Natural homemade moisturizers

Simple creams can sometimes be the best. Following are two recipes for natural moisturizers.

These mixtures will last up to eight months. However, the recipes that contain real food ingredients will not last as long as those that are all oils. As an example, a product made with eggs usually lasts only a few weeks.

Cold cream is the model for all creams and lotions; it’s one of the oldest and best known of all beauty products. It is a mixture of oil, wax and water and a mild alkali.

The combination of oil and wax provide a cleansing action when it comes in contact with your skin; dirt and oil on the skin’s surface fire loosened and can be gently wiped off with a clean, soft tissue or cloth. Left on, it can act as an emollient to soften and smooth the skin and relieve dryness.

Cold Cream

  • 1/8 tsp borax powder
  • 1/4 cup distilled water
  • 1/2 cup olive oil
  • 2 Tbsp grated beeswax

Dissolve the borax in the water in a glass measuring cup and set aside. Mix together the oil and beeswax in another glass measuring cup. Place the glass cup in a pan of water (about 1 to 2 inches of water), making a water bath. Heat the oil-beeswax mixture in the water bath over medium heat until the beeswax is melted (8 to 10 minutes), stirring occasionally. When the wax is melted, bring the borax-water mixture almost to boiling by heating on a stove top in a water bath. Remove the oil-beeswax mixture from the water bath. Slowly add the borax-water mixture to it, stirring briskly. Pour the cream into a clean container with a lid.

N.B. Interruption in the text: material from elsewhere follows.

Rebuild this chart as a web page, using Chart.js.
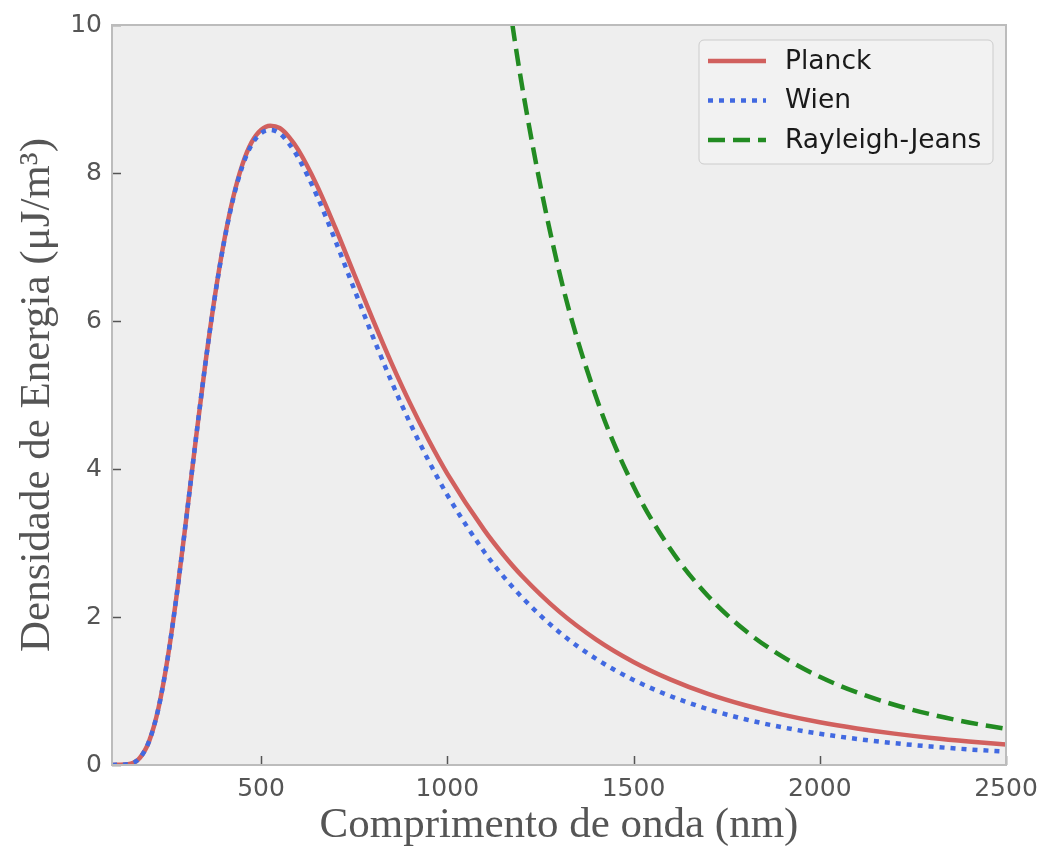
<!DOCTYPE html>
<html>
<head>
<meta charset="utf-8">
<script src="https://cdn.jsdelivr.net/npm/chart.js@4/dist/chart.umd.min.js"></script>
<style>
  body { margin: 0; background: #ffffff; }
  #grafico { display: block; }
</style>
</head>
<body>
<canvas id="grafico" width="1041" height="847"></canvas>
<script>
var lunghezzeOnda = [100, 150, 175, 200, 225, 250, 275, 300, 325, 350, 375, 400, 425, 450, 475, 500, 525, 550, 575, 600,
    650, 700, 750, 800, 850, 900, 950, 1000, 1100, 1150, 1200, 1300, 1400, 1500, 1600, 1700, 1800, 1900, 2000, 2100,
    2200, 2300, 2400, 2500];

// valori (uJ/m3)
var planck = [0, 0.018, 0.098, 0.326, 0.773, 1.46, 2.347, 3.357, 4.40, 5.40, 6.296, 7.055, 7.662, 8.113, 8.417, 8.583, 8.64, 8.608, 8.488, 8.312,
    7.833, 7.254, 6.635, 6.022, 5.435, 4.89, 4.391, 3.938, 3.17, 2.845, 2.558, 2.076, 1.695, 1.393, 1.154, 0.961, 0.807, 0.681, 0.578, 0.494,
    0.424, 0.366, 0.318, 0.277];
var wien = [0, 0.018, 0.098, 0.326, 0.773, 1.46, 2.347, 3.356, 4.399, 5.397, 6.29, 7.045, 7.646, 8.089, 8.383, 8.537, 8.581, 8.534, 8.398, 8.206,
    7.693, 7.081, 6.432, 5.793, 5.185, 4.623, 4.111, 3.65, 2.876, 2.553, 2.269, 1.798, 1.433, 1.15, 0.929, 0.755, 0.618, 0.509, 0.422, 0.352,
    0.295, 0.249, 0.211, 0.18];
var rayleighJeans = [null, null, null, null, null, null, null, null, null, null, null, null, null, null, null, null, null, null, null, null,
    null, null, null, null, null, null, null, null, 13.03, 10.91, 9.2, 6.679, 4.966, 3.768, 2.911, 2.284, 1.817, 1.464, 1.192, 0.981,
    0.814, 0.682, 0.575, 0.488];

var nomiSerie = ['Planck', 'Wien', 'Rayleigh-Jeans'];
var tickX = [500, 1000, 1500, 2000, 2500];
var tickY = [0, 2, 4, 6, 8, 10];

function creaPunti(valori) {    // trasforma le due liste in punti {x, y}
    var punti = [];
    for (var i = 0; i < lunghezzeOnda.length; i++) {
        punti.push({ x: lunghezzeOnda[i], y: valori[i] });
    }
    return punti;
}

// sfondo grigio, tacche interne e bordo dell'area del grafico
var pluginRiquadro = {
    id: 'riquadro',
    beforeDraw: function (chart) {
        var a = chart.chartArea;
        var ctx = chart.ctx;
        ctx.save();
        ctx.fillStyle = '#eeeeee';
        ctx.fillRect(a.left, a.top, a.right - a.left, a.bottom - a.top);
        ctx.restore();
    },
    afterDraw: function (chart) {
        var a = chart.chartArea;
        var ctx = chart.ctx;
        var sx = chart.scales.x, sy = chart.scales.y;
        ctx.save();
        ctx.strokeStyle = '#555555';
        ctx.lineWidth = 1.5;
        ctx.beginPath();
        tickX.forEach(function (v) {
            var px = Math.round(sx.getPixelForValue(v)) + 0.5;
            ctx.moveTo(px, a.bottom);
            ctx.lineTo(px, a.bottom - 9);
        });
        tickY.forEach(function (v) {
            var py = Math.round(sy.getPixelForValue(v)) + 0.5;
            ctx.moveTo(a.left, py);
            ctx.lineTo(a.left + 9, py);
        });
        ctx.stroke();
        ctx.strokeStyle = '#bcbcbc';
        ctx.lineWidth = 2;
        ctx.strokeRect(a.left, a.top, a.right - a.left, a.bottom - a.top);
        ctx.restore();
    }
};

// legenda dentro l'area, in alto a destra
var pluginLegenda = {
    id: 'legendaInterna',
    afterDraw: function (chart) {
        var ctx = chart.ctx;
        var a = chart.chartArea;
        var x0 = a.right - 307, y0 = a.top + 15, w = 294, h = 124;
        ctx.save();
        ctx.beginPath();
        ctx.roundRect(x0, y0, w, h, 5);
        ctx.fillStyle = 'rgba(242,242,242,0.9)';
        ctx.fill();
        ctx.strokeStyle = '#cccccc';
        ctx.lineWidth = 1;
        ctx.stroke();
        ctx.font = '26.5px "DejaVu Sans"';
        ctx.textBaseline = 'middle';
        chart.data.datasets.forEach(function (ds, i) {
            var yy = y0 + 21 + i * 39.5;
            ctx.beginPath();
            ctx.setLineDash(ds.borderDash || []);
            ctx.strokeStyle = ds.borderColor;
            ctx.lineWidth = ds.borderWidth;
            ctx.moveTo(x0 + 9, yy);
            ctx.lineTo(x0 + 67, yy);
            ctx.stroke();
            ctx.setLineDash([]);
            ctx.fillStyle = '#1a1a1a';
            ctx.fillText(ds.label, x0 + 86, yy + 1);
        });
        ctx.restore();
    }
};

var ctxGrafico = document.getElementById('grafico');
var grafico = new Chart(ctxGrafico, {
    type: 'line',
    data: {
        datasets: [{
            label: nomiSerie[0],
            data: creaPunti(planck),
            borderColor: '#d1605e',
            borderWidth: 4.5,
            order: 3
        }, {
            label: nomiSerie[1],
            data: creaPunti(wien),
            borderColor: '#4169e1',
            borderWidth: 4.5,
            borderDash: [5, 6],
            order: 2
        }, {
            label: nomiSerie[2],
            data: creaPunti(rayleighJeans),
            borderColor: '#228b22',
            borderWidth: 4.5,
            borderDash: [17, 8],
            order: 1
        }]
    },
    options: {
        responsive: false,
        animation: false,
        layout: { padding: { top: 25, right: 35, left: 0, bottom: 0 } },
        elements: {
            point: { radius: 0 },
            line: { cubicInterpolationMode: 'monotone', borderCapStyle: 'butt' }
        },
        datasets: { line: { clip: 0, spanGaps: false } },
        plugins: {
            legend: { display: false },
            tooltip: { enabled: false }
        },
        scales: {
            x: {
                type: 'linear',
                min: 100,
                max: 2500,
                afterBuildTicks: function (scale) {
                    scale.ticks = tickX.map(function (v) { return { value: v }; });
                },
                afterFit: function (scale) {
                    scale.height = 82;
                    scale.paddingLeft = 0;
                    scale.paddingRight = 0;
                },
                grid: { display: false, drawTicks: false },
                border: { display: false },
                ticks: {
                    color: '#555555', padding: 9, maxRotation: 0, font: { family: 'DejaVu Sans', size: 25 },
                    callback: function (v) { return String(v); }
                },
                title: {
                    display: true,
                    text: 'Comprimento de onda (nm)',
                    color: '#555555',
                    font: { family: 'Liberation Serif', size: 43, lineHeight: 1 },
                    padding: { top: 0, bottom: 0 }
                }
            },
            y: {
                min: 0,
                max: 10,
                afterBuildTicks: function (scale) {
                    scale.ticks = tickY.map(function (v) { return { value: v }; });
                },
                afterFit: function (scale) {
                    scale.width = 112;
                    scale.paddingTop = 0;
                    scale.paddingBottom = 0;
                },
                grid: { display: false, drawTicks: false },
                border: { display: false },
                ticks: {
                    color: '#555555', padding: 10, font: { family: 'DejaVu Sans', size: 25 },
                    callback: function (v) { return String(v); }
                },
                title: {
                    display: true,
                    text: 'Densidade de Energia (μJ/m³)',
                    color: '#555555',
                    font: { family: 'Liberation Serif', size: 43, lineHeight: 1 },
                    padding: { top: 16, bottom: 0 }
                }
            }
        }
    },
    plugins: [pluginRiquadro, pluginLegenda]
});
</script>
</body>
</html>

This mixture will last virtually forever. To use, massage a small amount onto your skin and tissue off with warm water.

Body Butter

This rich, “buttery” cream is a great all-over body cream. It contains four well-known skin conditioning products: cocoa butter, coconut oil, sesame oil and avocado oil. It is especially nice after a day in the sun or a warm shower to lock in moisture.

Since this is a heavy cream, it shouldn’t be used on the face:

  • 1/4 cup grated cocoa butter
  • 1 Tbsp coconut oil
  • 2 Tbsp sesame oil
  • 1 Tbsp avocado oil
  • 1 Tbsp grated beeswax

Combine all the ingredients in an oven-proof glass container. Place the container with the mixture in a pan with a 1- to 2-inch water bath. Melt the oils and wax gently. Pour the melted mixture into a clean jar and allow to cool. Stir the cooled mixture. Spread the butter on your body and massage into the skin.

You can also benefit by visiting your health food store and learning about their line of cruelty-free and environmentally -friendly moisturizers.